The difference in our results may simply be the result of the novelty of the concept having worn off over the past four years, in this hype-centric industry of ours. In 2003, the merchants we interviewed were at the tail end of a global downturn that may very well have focused more of the attention of treasurers and controllers everywhere more on such mundane issues as cost containment than on the somewhat untested transaction processing options we were asking about.

However, it is clear that merchants in T&E industries and card not present industries (mail order, Internet, etc.) have a much stronger inclination to use individual acquirers in more than one country. We have also found that among retailers, organizational structure had a huge impact on the merchant’s interest levels. Over two thirds of retailers that were highly centralized indicated an interest in multi-national acquiring whereas over 75 percent of the decentralized retailers indicated no interest.

“Acquirers wishing to expand outside of their home markets may be more successful by pursuing a strategy of becoming essentially a domestic acquirer in multiple markets”


More specific self-assessed needs of merchants also present a mixed set of outcomes in our research. Merchants indicated an affirmative interest in dealing with a local bank at a lower rate than four years ago. Just over 40 percent indicated a preference for local banks whereas nearly 50 percent had such a preference in 1999. This trend bodes well for monocline non-bank acquirers expanding into markets outside of their home market and is consistent with a trend in many nations for acquiring services to be construed as less and less a core banking service.

Also, merchants seem more able to take advantage of at least some of the services that multi-national acquirers can uniquely offer. In our previous research, essentially all of the respondents wished to receive settlement in the local currencies in which their store operations were located. At the time, we interpreted this result as being a function of how merchants’ treasury management was organized. In other words, because it had not been an option to receive anything but the local currency from acquirers historically, merchants’ operations and controls did not envision having settlement currency options. In our 2003 research, although most merchants still preferred settlement in local currency, a third indicated the preference for settlement in some other currency. We believe this is symptomatic of a gradual evolution in merchants’ cash management strategies and sophistication as well as gradual promotion from multi-currency players. (The implementation of the Euro has no doubt been influential in the thinking of some merchants as well.)

On the other hand, we measure no change of significance in merchants’ desire for centralized reporting (less than 50 percent) and centralized settlement (less than 20 percent).
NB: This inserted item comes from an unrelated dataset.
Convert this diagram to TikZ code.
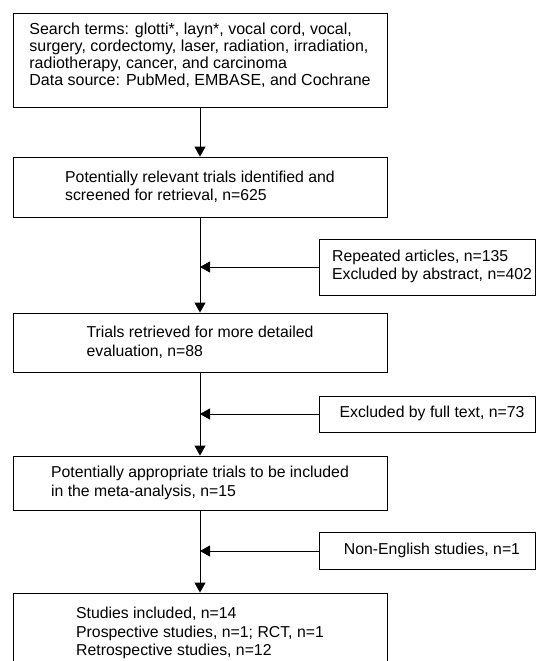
\documentclass[tikz,border=0pt]{standalone}
\usepackage{fontspec}
\setmainfont{Liberation Sans}
\usetikzlibrary{arrows.meta}
\usetikzlibrary{shapes}
\newcommand{\sideLines}[1]{\begin{tabular}{@{\hspace{10pt}}l@{}}#1\end{tabular}}

\begin{document}
\begin{tikzpicture}[x = 1pt, y = -1pt, font=\fontsize{15.8}{18.5}\selectfont]
	\tikzstyle{mainStyle}=[shape = rectangle, draw, line width = 0.9pt, align = left, minimum width = 374pt, inner sep = 0pt]
	\tikzstyle{sideStyle}=[shape = rectangle, draw, line width = 0.9pt, minimum width = 216pt, inner sep = 0pt]
	\tikzstyle{flowStyle}=[line width = 0.9pt, -{Triangle[length = 10pt, width = 11pt]}]
	\clip (0,0) rectangle (536,661);
	\node[mainStyle, minimum height = 94pt, font = \fontsize{16}{17}\selectfont] (search) at (200,60) {\begin{tabular}{@{}l@{}}Search terms: glotti*, layn*, vocal cord, vocal,\\surgery, cordectomy, laser, radiation, irradiation,\\radiotherapy, cancer, and carcinoma\\Data source: PubMed, EMBASE, and Cochrane\\[6pt]\end{tabular}};
	\node[mainStyle, minimum height = 60pt] (screened) at (200,187) {Potentially relevant trials identified and\\screened for retrieval, n=625};
	\node[mainStyle, minimum height = 59pt] (retrieved) at (200,342.5) {Trials retrieved for more detailed\\evaluation, n=88};
	\node[mainStyle, minimum height = 54pt] (appropriate) at (200,483) {Potentially appropriate trials to be included\\in the meta-analysis, n=15};
	\node[mainStyle, minimum height = 80pt] (included) at (200,633) {Studies included, n=14\\Prospective studies, n=1; RCT, n=1\\Retrospective studies, n=12};
	\node[sideStyle, minimum height = 56pt] (repeated) at (427,267) {\sideLines{Repeated articles, n=135\\Excluded by abstract, n=402}};
	\node[sideStyle, minimum height = 36pt] (fulltext) at (427,414) {\sideLines{Excluded by full text, n=73}};
	\node[sideStyle, minimum height = 37pt] (nonenglish) at (427,551) {\sideLines{Non-English studies, n=1}};
	\draw[flowStyle] (search) -- (screened);
	\draw[flowStyle] (screened) -- (retrieved);
	\draw[flowStyle] (retrieved) -- (appropriate);
	\draw[flowStyle] (appropriate) -- (included);
	\draw[flowStyle] (repeated.west) -- (repeated.west -| screened.south);
	\draw[flowStyle] (fulltext.west) -- (fulltext.west -| retrieved.south);
	\draw[flowStyle] (nonenglish.west) -- (nonenglish.west -| appropriate.south);
\end{tikzpicture}
\end{document}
In 1999 we concluded, as a general statement, that for a multi-national acquirer to be broadly competitive, it needed to be better than the domestic acquirers on the basics of acquiring – pricing, servicing, chargeback processing, technology. The special service offerings that a multi-national acquirer could offer to a merchant were not sufficiently in demand to trump these more basic service components. This is obviously a generalization – it was clear in 1999 and it is clear now that there is a niche market of merchants who perceive significant value in consolidating their various acquiring relationships around the globe. And there are signs of a positive evolution in merchant attitudes to multi-national acquiring. However, we believe our 2003 results are consistent with the conclusion that acquirers wishing to expand outside of their home markets may be more successful by pursuing a strategy of becoming essentially a domestic acquirer in multiple markets rather than a multi-national acquirer skimming several dozen major relationships across multiple national markets.